Заготовкой топлива занимались, конечно, сами. Вместе с другими москвичами по вечерам исследовали заснеженные московские проулки-закоулки и доламывали еще уцелевшие остатки деревянных заборов. Если кому-либо удавалось раздобыть немного каменного угля, того считали просто счастливцем»[15].

Конечно, так бывало далеко не всегда, иногда людей, особенно вновь прибывающих в города с фронта солдат, приходилось настоятельно убеждать делиться. Например, А.Д. Блохин вспоминал: «Хуже обстояло дело с демобилизованными и просто самовольно уходившими с фронта солдатами, которых эшелонами направляли на Товарную-Павелецкую железнодорожную станцию и на ветку Канатчиковой дачи. Здесь, в вагонах, то и дело находили винтовки, пулеметы и другое вооружение. Бывало, видим, что солдат везет пару винтовок или пулемет, спрашиваем:

– Зачем тебе это?

– Защищать революцию и выгнать помещиков, – отвечает он.

Разъясняем, что все это уже сделано, что оружие надо сдать представителю военного комиссариата. На доводы обычно следовало согласие.

Но гораздо хуже и труднее случалось, когда у демобилизованного находили несколько шинелей, по 2–3 пары сапог и еще какие-нибудь предметы обмундирования.

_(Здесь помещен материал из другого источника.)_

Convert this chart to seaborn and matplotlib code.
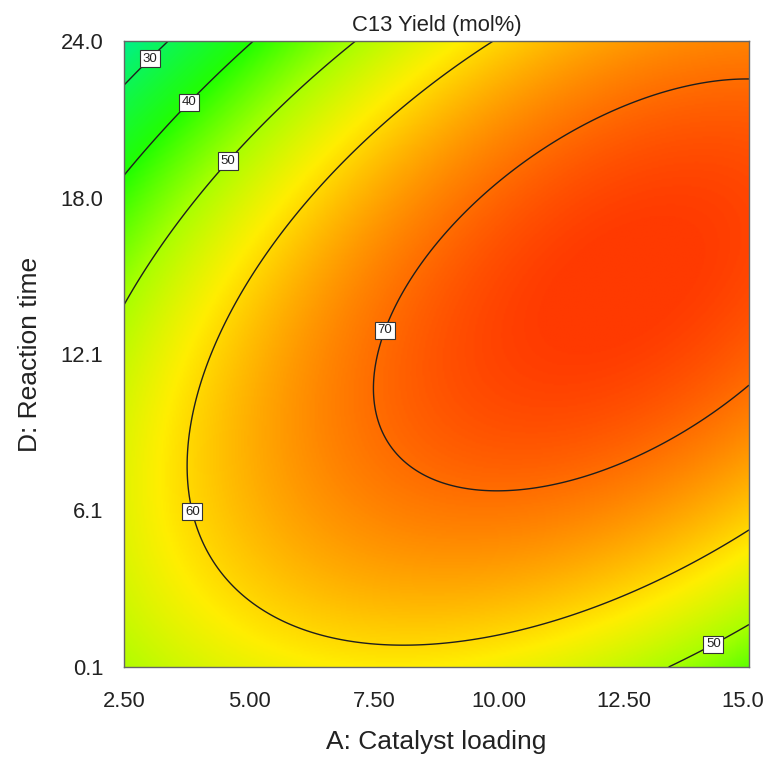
import numpy as np
import matplotlib
matplotlib.use("Agg")
import matplotlib.pyplot as plt
import seaborn as sns

# ---- data (response-surface model, coded units -1..1) ----
factor_A_range = [2.5, 15.0]          # A: Catalyst loading
factor_D_range = [0.1, 24.0]          # D: Reaction time
coef_intercept = 72.14
coef_linear = [9.43, -0.78]           # A, D
coef_interaction = 12.47              # AD
coef_quadratic = [-10.26, -15.0]      # A^2, D^2
contour_levels = [30, 40, 50, 60, 70]

x_ticks = [2.5, 5.0, 7.5, 10.0, 12.5, 15.0]
x_tick_labels = ["2.50", "5.00", "7.50", "10.00", "12.50", "15.00"]
y_ticks = [0.1, 6.075, 12.05, 18.025, 24.0]
y_tick_labels = ["0.1", "6.1", "12.1", "18.0", "24.0"]

title = "C13 Yield (mol%)"
x_label = "A: Catalyst loading"
y_label = "D: Reaction time"

# colour ramp (value -> colour)
ramp_values = [24.0, 40.0, 50.0, 58.0, 70.0, 74.5]
ramp_colors = ["#00F08A", "#22FF00", "#AAFF00", "#FFEE00", "#FF6E00", "#FF3A00"]

# label placement (data coords)
label_positions = [(2.94, 23.47), (3.74, 21.79), (4.54, 19.49),
                   (7.74, 12.93), (3.94, 6.06), (14.22, 1.21)]

# ---- build surface ----
A = np.linspace(factor_A_range[0], factor_A_range[1], 400)
D = np.linspace(factor_D_range[0], factor_D_range[1], 400)
AA, DD = np.meshgrid(A, D)
a = (AA - np.mean(factor_A_range)) / (np.diff(factor_A_range)[0] / 2)
d = (DD - np.mean(factor_D_range)) / (np.diff(factor_D_range)[0] / 2)
Z = (coef_intercept + coef_linear[0] * a + coef_linear[1] * d
     + coef_interaction * a * d + coef_quadratic[0] * a ** 2 + coef_quadratic[1] * d ** 2)

sns.set_style("white")
plt.rcParams["font.family"] = ["Liberation Sans", "DejaVu Sans"]

vmin, vmax = ramp_values[0], ramp_values[-1]
stops = [((v - vmin) / (vmax - vmin), c) for v, c in zip(ramp_values, ramp_colors)]
cmap = matplotlib.colors.LinearSegmentedColormap.from_list("de", stops)

fig = plt.figure(figsize=(7.64, 7.58), dpi=100)
ax = fig.add_axes([124 / 764, 1 - 667 / 758, 625 / 764, 626 / 758])

ax.imshow(Z, origin="lower", extent=[A[0], A[-1], D[0], D[-1]], aspect="auto",
          cmap=cmap, vmin=vmin, vmax=vmax, interpolation="bilinear")
cs = ax.contour(AA, DD, Z, levels=contour_levels, colors="#1e1e1e", linewidths=1.0)
texts = ax.clabel(cs, inline=False, fmt="%d", fontsize=9.5, colors="#222222",
                  manual=label_positions)
for t in texts:
    t.set_rotation(0)
    t.set_fontsize(9.5)
    t.set_bbox(dict(boxstyle="square,pad=0.2", fc="white", ec="#333333", lw=0.8))

ax.set_xlim(factor_A_range)
ax.set_ylim(factor_D_range)
ax.set_xticks(x_ticks)
ax.set_xticklabels(x_tick_labels)
ax.set_yticks(y_ticks)
ax.set_yticklabels(y_tick_labels)
ax.tick_params(direction="out", length=11, width=1.0, color="#555555",
               labelsize=15.8, labelcolor="#222222", pad=4)
ax.tick_params(axis="x", pad=6)
for s in ax.spines.values():
    s.set_color("#666666")
    s.set_linewidth(1.0)

ax.set_title(title, fontsize=15.8, color="#222222", pad=7.5)
ax.set_xlabel(x_label, fontsize=19, color="#222222")
ax.set_ylabel(y_label, fontsize=19, color="#222222")
ax.xaxis.set_label_coords(0.5, -(742 - 667) / 626)
ax.xaxis.label.set_va("center")
ax.yaxis.set_label_coords(-(124 - 30) / 625, 0.5)
ax.yaxis.label.set_va("center")

fig.savefig("out.png", dpi=100)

Ведь подобный запас обеспечивал человека на несколько лет, и на уговоры сдать его всегда сыпались укоризненные реплики:

– А за что мы воевали, за что проливали кровь?

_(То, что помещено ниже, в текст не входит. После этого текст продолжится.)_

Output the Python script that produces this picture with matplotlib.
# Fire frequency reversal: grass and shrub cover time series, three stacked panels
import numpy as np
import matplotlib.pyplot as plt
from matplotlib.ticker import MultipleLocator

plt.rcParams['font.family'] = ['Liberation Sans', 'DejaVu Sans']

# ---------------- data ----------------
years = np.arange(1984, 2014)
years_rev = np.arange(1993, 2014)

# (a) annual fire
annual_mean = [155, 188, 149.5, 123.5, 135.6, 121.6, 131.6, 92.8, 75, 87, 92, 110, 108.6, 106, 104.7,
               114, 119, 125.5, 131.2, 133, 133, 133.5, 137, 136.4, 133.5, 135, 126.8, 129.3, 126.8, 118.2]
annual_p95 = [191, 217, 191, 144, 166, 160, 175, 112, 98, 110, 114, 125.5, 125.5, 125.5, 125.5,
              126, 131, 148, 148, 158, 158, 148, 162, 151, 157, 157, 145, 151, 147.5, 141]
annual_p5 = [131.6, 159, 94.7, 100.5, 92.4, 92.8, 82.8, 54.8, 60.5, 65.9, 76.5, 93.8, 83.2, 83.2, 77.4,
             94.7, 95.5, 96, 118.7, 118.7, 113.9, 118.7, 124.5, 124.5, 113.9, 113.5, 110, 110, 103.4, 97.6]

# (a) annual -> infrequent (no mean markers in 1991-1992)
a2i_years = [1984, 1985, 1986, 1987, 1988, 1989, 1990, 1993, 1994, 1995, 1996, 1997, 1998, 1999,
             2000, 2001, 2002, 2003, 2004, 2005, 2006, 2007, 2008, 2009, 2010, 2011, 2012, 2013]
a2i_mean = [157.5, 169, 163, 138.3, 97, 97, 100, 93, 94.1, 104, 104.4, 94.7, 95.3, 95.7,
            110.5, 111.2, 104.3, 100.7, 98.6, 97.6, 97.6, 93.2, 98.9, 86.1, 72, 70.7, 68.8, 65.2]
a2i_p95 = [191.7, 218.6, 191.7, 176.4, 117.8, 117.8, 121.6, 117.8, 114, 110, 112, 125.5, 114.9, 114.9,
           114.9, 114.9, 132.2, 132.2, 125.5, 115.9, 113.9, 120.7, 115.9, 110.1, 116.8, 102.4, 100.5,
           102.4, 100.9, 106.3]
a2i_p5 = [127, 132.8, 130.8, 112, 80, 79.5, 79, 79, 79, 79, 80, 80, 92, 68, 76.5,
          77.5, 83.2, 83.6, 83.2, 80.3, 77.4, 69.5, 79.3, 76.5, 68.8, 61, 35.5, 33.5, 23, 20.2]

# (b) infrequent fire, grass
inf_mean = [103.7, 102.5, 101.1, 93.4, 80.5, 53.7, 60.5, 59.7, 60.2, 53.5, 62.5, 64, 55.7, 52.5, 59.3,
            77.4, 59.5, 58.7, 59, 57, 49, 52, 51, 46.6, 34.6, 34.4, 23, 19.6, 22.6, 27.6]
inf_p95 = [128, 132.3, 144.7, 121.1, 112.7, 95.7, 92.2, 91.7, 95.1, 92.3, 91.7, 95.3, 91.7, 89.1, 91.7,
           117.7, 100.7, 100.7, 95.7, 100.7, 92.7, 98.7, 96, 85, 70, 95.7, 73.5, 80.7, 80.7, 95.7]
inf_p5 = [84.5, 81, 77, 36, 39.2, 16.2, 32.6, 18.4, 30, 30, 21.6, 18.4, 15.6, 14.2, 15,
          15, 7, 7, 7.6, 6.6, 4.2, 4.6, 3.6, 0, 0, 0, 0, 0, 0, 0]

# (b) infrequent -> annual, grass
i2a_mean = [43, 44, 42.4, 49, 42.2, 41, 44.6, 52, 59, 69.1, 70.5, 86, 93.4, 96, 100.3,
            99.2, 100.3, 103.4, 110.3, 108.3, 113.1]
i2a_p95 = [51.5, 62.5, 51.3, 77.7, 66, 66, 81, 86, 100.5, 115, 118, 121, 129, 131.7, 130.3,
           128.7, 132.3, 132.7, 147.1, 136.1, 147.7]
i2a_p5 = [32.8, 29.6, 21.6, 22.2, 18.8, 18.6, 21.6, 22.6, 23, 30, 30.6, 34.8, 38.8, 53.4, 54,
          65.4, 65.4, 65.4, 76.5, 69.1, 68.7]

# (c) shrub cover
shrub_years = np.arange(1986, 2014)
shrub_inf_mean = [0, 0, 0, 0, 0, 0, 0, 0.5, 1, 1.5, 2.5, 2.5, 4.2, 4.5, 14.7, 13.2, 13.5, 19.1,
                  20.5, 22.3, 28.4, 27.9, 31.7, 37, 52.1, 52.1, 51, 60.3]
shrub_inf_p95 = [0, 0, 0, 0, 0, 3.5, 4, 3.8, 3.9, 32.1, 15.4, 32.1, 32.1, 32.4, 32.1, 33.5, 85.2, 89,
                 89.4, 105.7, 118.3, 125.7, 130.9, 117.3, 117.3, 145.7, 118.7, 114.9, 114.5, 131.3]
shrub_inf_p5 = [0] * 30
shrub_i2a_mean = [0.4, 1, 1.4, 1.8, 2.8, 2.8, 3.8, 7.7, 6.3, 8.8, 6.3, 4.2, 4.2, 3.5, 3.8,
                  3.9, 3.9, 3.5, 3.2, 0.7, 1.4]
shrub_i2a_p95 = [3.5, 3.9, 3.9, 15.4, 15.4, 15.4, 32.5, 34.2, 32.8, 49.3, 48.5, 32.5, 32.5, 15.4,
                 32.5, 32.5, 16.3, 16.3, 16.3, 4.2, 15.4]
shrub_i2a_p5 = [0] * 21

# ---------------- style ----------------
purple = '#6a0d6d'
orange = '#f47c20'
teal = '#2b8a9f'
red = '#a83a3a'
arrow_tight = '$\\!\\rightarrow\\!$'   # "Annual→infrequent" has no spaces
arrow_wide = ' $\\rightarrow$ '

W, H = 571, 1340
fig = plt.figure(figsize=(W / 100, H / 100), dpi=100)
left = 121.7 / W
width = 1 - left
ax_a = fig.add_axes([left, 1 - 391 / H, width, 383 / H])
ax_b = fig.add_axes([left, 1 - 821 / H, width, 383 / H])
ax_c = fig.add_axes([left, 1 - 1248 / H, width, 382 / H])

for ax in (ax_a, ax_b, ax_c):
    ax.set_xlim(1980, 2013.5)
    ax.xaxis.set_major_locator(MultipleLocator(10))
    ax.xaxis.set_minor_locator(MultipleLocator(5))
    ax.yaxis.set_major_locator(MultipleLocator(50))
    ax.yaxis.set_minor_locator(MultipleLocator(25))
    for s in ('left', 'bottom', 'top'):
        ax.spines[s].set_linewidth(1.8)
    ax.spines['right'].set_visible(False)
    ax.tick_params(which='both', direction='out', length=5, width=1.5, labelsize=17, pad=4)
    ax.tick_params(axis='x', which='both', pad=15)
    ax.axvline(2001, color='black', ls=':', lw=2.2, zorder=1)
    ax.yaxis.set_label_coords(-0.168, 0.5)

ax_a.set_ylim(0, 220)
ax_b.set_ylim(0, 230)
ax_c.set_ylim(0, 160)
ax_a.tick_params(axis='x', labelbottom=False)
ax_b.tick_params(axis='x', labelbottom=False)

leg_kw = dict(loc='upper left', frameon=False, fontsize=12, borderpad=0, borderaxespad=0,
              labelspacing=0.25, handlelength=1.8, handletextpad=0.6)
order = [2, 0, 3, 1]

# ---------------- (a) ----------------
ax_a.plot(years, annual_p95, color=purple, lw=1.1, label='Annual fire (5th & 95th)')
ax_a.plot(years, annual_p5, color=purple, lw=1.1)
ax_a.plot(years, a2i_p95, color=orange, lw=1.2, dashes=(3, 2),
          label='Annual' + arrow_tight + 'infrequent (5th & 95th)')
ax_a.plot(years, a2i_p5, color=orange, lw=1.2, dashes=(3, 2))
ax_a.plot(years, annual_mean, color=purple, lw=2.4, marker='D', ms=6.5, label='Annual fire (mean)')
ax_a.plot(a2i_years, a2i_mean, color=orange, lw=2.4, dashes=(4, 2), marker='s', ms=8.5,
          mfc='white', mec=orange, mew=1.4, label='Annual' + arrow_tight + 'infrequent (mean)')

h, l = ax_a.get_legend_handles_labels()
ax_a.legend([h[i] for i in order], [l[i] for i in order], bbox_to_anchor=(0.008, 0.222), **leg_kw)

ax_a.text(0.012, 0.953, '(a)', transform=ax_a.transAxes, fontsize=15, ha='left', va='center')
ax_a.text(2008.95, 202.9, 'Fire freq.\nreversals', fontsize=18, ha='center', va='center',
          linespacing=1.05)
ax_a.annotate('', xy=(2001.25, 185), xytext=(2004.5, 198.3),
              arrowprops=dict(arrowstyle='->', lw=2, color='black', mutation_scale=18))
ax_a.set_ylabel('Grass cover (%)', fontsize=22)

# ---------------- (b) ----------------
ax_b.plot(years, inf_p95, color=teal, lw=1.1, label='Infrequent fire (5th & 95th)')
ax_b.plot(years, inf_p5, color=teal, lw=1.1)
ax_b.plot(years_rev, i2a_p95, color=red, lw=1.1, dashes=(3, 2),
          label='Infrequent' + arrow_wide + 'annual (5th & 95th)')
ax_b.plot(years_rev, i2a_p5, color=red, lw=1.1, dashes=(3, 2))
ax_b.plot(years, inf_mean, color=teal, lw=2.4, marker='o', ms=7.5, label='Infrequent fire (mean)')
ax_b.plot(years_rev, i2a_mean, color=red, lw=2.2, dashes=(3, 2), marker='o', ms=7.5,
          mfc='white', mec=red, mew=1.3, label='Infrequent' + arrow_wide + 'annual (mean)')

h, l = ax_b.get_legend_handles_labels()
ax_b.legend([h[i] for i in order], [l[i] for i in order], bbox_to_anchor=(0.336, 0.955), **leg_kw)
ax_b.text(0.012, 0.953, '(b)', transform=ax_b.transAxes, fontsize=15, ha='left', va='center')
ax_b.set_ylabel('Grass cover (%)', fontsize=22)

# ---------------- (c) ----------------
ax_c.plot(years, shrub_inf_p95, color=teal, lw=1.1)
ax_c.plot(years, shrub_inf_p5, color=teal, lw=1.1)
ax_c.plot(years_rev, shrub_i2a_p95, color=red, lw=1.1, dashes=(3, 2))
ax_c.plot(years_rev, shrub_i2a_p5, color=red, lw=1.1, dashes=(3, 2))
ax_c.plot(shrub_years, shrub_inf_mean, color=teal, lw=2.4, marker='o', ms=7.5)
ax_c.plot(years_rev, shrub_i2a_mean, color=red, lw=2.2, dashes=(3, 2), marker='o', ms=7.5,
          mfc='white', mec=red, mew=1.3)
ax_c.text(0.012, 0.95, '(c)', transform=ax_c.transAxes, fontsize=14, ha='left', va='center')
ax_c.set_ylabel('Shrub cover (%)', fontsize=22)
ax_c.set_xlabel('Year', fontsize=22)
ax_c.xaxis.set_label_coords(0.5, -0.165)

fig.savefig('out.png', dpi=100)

В каждом эшелоне таких запасливых людей всегда набиралось по нескольку десятков. С подобными мгновенно объединявшимися на почве общей “обиды” коллективами сладить было чрезвычайно тяжело, поскольку лишение “выстраданной” одежды для многих являлось настоящей личной трагедией. И все-таки, несмотря на отчаянное сопротивление, нам удавалось убеждать людей в необходимости сдачи казенного имущества, возврата его государству.